# OBJECTIVE:
Each line from the start of the entries through the line that contains "19.04, 19.3, 19.52];" should be output exactly, please.
━━━━━━━━━━━━━━━━━━━━
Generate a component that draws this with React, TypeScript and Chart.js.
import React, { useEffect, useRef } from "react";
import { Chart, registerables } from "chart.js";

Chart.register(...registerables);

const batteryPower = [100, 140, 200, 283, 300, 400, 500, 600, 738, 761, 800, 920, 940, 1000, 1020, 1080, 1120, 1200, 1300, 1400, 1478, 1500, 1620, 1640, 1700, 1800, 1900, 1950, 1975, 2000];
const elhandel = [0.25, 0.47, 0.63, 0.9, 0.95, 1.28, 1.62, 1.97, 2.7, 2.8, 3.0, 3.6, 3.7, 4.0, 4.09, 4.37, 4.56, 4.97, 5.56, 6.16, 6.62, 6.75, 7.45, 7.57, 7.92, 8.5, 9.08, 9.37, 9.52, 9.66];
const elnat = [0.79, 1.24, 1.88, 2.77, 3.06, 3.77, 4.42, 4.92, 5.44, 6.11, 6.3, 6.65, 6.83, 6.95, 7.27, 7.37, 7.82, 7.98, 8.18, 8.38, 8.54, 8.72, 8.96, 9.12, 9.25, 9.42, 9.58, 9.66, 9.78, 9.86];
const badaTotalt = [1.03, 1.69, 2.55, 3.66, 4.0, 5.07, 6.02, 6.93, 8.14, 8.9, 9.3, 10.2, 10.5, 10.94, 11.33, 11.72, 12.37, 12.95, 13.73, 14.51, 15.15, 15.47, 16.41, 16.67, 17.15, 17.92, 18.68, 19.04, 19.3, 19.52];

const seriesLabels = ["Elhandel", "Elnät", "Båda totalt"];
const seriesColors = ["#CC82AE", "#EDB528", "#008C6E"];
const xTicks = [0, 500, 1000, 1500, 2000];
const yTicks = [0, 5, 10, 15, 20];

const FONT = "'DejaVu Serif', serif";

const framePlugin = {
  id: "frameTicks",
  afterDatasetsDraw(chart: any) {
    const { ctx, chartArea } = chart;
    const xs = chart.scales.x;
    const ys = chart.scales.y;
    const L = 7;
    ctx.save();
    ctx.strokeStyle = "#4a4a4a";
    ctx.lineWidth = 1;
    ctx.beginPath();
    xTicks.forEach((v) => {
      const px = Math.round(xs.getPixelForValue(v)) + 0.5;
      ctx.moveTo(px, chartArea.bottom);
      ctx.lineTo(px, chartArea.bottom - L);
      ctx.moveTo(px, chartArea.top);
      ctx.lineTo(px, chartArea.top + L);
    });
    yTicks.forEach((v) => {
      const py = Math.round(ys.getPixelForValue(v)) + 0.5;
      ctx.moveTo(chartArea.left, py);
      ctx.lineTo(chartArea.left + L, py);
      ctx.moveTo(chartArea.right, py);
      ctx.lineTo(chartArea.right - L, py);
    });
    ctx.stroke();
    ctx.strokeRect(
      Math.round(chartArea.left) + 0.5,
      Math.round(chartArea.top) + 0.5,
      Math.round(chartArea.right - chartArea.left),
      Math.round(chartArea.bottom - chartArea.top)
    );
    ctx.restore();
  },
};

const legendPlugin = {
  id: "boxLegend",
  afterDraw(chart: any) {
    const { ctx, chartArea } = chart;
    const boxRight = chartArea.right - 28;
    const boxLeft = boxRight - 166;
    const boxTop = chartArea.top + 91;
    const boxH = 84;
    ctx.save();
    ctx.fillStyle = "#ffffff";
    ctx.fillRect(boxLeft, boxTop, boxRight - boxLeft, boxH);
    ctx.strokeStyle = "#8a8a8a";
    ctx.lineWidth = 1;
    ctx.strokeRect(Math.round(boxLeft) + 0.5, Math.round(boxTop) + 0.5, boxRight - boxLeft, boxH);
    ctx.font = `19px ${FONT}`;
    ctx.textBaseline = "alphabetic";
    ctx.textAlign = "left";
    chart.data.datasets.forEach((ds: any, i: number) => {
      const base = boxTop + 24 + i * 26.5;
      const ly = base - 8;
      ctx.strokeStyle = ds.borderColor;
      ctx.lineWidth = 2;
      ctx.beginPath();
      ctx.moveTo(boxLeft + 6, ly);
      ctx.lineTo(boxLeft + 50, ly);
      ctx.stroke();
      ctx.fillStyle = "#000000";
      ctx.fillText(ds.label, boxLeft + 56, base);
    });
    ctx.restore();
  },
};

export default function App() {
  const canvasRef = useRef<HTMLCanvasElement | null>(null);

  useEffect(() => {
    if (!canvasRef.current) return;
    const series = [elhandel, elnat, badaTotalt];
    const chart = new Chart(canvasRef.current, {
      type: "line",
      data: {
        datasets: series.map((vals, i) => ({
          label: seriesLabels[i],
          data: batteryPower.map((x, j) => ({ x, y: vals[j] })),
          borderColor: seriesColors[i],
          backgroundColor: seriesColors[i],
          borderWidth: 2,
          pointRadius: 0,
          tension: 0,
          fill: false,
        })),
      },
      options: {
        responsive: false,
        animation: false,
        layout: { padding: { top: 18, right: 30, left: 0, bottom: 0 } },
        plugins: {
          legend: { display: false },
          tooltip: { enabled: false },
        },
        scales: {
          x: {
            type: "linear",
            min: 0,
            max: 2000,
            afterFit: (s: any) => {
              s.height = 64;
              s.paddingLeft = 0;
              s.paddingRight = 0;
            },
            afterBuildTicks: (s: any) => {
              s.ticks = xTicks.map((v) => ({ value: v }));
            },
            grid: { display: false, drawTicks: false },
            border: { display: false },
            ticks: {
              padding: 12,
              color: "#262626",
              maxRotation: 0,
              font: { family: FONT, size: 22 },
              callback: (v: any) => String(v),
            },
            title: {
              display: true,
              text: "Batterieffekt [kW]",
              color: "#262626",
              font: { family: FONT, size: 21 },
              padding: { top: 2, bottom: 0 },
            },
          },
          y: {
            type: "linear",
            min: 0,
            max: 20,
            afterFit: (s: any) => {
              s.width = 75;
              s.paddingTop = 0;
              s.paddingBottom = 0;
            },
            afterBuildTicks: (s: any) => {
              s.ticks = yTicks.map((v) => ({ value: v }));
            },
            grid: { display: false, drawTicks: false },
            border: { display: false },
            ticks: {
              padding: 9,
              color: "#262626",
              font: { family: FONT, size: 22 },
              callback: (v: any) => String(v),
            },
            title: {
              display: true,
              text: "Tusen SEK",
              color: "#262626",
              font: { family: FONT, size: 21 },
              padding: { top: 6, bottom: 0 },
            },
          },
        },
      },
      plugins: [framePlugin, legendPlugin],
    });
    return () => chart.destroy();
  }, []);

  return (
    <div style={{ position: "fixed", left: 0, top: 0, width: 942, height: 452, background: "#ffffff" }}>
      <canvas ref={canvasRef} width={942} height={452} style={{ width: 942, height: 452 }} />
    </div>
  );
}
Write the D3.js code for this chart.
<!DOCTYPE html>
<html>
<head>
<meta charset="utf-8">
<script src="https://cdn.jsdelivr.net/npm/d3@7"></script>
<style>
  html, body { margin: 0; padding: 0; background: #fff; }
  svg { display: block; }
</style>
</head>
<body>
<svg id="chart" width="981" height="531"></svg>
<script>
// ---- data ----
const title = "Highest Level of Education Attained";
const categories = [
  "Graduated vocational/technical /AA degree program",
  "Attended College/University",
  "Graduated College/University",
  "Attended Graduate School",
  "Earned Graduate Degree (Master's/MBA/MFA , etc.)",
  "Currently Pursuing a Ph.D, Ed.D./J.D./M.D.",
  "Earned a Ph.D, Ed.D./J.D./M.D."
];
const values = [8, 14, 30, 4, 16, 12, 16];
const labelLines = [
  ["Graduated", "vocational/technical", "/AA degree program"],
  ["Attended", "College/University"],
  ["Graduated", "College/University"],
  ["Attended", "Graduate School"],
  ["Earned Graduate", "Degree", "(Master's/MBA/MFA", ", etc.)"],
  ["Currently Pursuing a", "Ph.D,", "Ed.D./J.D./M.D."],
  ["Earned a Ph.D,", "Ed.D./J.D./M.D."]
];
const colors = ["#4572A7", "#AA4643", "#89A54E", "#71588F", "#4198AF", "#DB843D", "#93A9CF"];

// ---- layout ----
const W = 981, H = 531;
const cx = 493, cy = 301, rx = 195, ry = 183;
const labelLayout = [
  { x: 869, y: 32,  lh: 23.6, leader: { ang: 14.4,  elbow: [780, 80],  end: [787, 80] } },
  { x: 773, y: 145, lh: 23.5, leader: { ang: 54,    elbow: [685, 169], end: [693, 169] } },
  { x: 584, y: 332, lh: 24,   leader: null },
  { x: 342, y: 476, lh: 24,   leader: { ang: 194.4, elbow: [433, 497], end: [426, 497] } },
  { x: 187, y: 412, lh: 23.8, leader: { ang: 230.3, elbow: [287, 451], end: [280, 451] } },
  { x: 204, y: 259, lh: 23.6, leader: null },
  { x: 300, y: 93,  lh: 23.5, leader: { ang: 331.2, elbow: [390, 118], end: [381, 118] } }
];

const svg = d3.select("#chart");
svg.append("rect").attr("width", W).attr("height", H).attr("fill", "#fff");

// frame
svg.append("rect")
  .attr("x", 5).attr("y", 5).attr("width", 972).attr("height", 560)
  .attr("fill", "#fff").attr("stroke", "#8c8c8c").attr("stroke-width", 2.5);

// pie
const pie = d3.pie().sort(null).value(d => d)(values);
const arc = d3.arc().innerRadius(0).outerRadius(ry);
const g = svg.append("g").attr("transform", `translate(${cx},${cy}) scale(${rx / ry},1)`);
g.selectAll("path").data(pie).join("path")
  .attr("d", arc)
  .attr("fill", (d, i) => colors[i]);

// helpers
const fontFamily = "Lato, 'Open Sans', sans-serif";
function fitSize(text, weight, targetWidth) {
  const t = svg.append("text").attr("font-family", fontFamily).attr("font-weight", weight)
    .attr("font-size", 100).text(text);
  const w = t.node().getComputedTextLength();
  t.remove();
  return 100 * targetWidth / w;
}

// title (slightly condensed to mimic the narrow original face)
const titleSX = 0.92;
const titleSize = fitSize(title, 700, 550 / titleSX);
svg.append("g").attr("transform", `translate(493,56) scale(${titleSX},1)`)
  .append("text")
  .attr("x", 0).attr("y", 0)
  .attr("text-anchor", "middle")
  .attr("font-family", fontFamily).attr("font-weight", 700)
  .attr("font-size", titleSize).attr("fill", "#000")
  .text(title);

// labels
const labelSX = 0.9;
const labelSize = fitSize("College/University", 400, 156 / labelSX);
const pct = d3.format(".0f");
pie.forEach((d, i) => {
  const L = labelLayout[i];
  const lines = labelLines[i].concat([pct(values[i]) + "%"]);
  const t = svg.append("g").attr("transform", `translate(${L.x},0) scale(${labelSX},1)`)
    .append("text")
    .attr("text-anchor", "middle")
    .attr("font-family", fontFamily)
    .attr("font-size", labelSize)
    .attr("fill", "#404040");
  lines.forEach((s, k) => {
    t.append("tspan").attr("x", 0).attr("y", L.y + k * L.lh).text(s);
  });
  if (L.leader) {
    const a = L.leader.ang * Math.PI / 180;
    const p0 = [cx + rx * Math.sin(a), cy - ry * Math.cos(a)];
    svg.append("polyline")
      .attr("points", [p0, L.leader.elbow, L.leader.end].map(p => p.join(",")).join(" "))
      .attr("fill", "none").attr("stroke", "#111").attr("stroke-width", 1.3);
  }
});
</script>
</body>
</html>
━━━━━━━━━━━━━━━━━━━━
# SOLUTION TO THIS TASK:
Generate a component that draws this with React, TypeScript and Chart.js.
import React, { useEffect, useRef } from "react";
import { Chart, registerables } from "chart.js";

Chart.register(...registerables);

const batteryPower = [100, 140, 200, 283, 300, 400, 500, 600, 738, 761, 800, 920, 940, 1000, 1020, 1080, 1120, 1200, 1300, 1400, 1478, 1500, 1620, 1640, 1700, 1800, 1900, 1950, 1975, 2000];
const elhandel = [0.25, 0.47, 0.63, 0.9, 0.95, 1.28, 1.62, 1.97, 2.7, 2.8, 3.0, 3.6, 3.7, 4.0, 4.09, 4.37, 4.56, 4.97, 5.56, 6.16, 6.62, 6.75, 7.45, 7.57, 7.92, 8.5, 9.08, 9.37, 9.52, 9.66];
const elnat = [0.79, 1.24, 1.88, 2.77, 3.06, 3.77, 4.42, 4.92, 5.44, 6.11, 6.3, 6.65, 6.83, 6.95, 7.27, 7.37, 7.82, 7.98, 8.18, 8.38, 8.54, 8.72, 8.96, 9.12, 9.25, 9.42, 9.58, 9.66, 9.78, 9.86];
const badaTotalt = [1.03, 1.69, 2.55, 3.66, 4.0, 5.07, 6.02, 6.93, 8.14, 8.9, 9.3, 10.2, 10.5, 10.94, 11.33, 11.72, 12.37, 12.95, 13.73, 14.51, 15.15, 15.47, 16.41, 16.67, 17.15, 17.92, 18.68, 19.04, 19.3, 19.52];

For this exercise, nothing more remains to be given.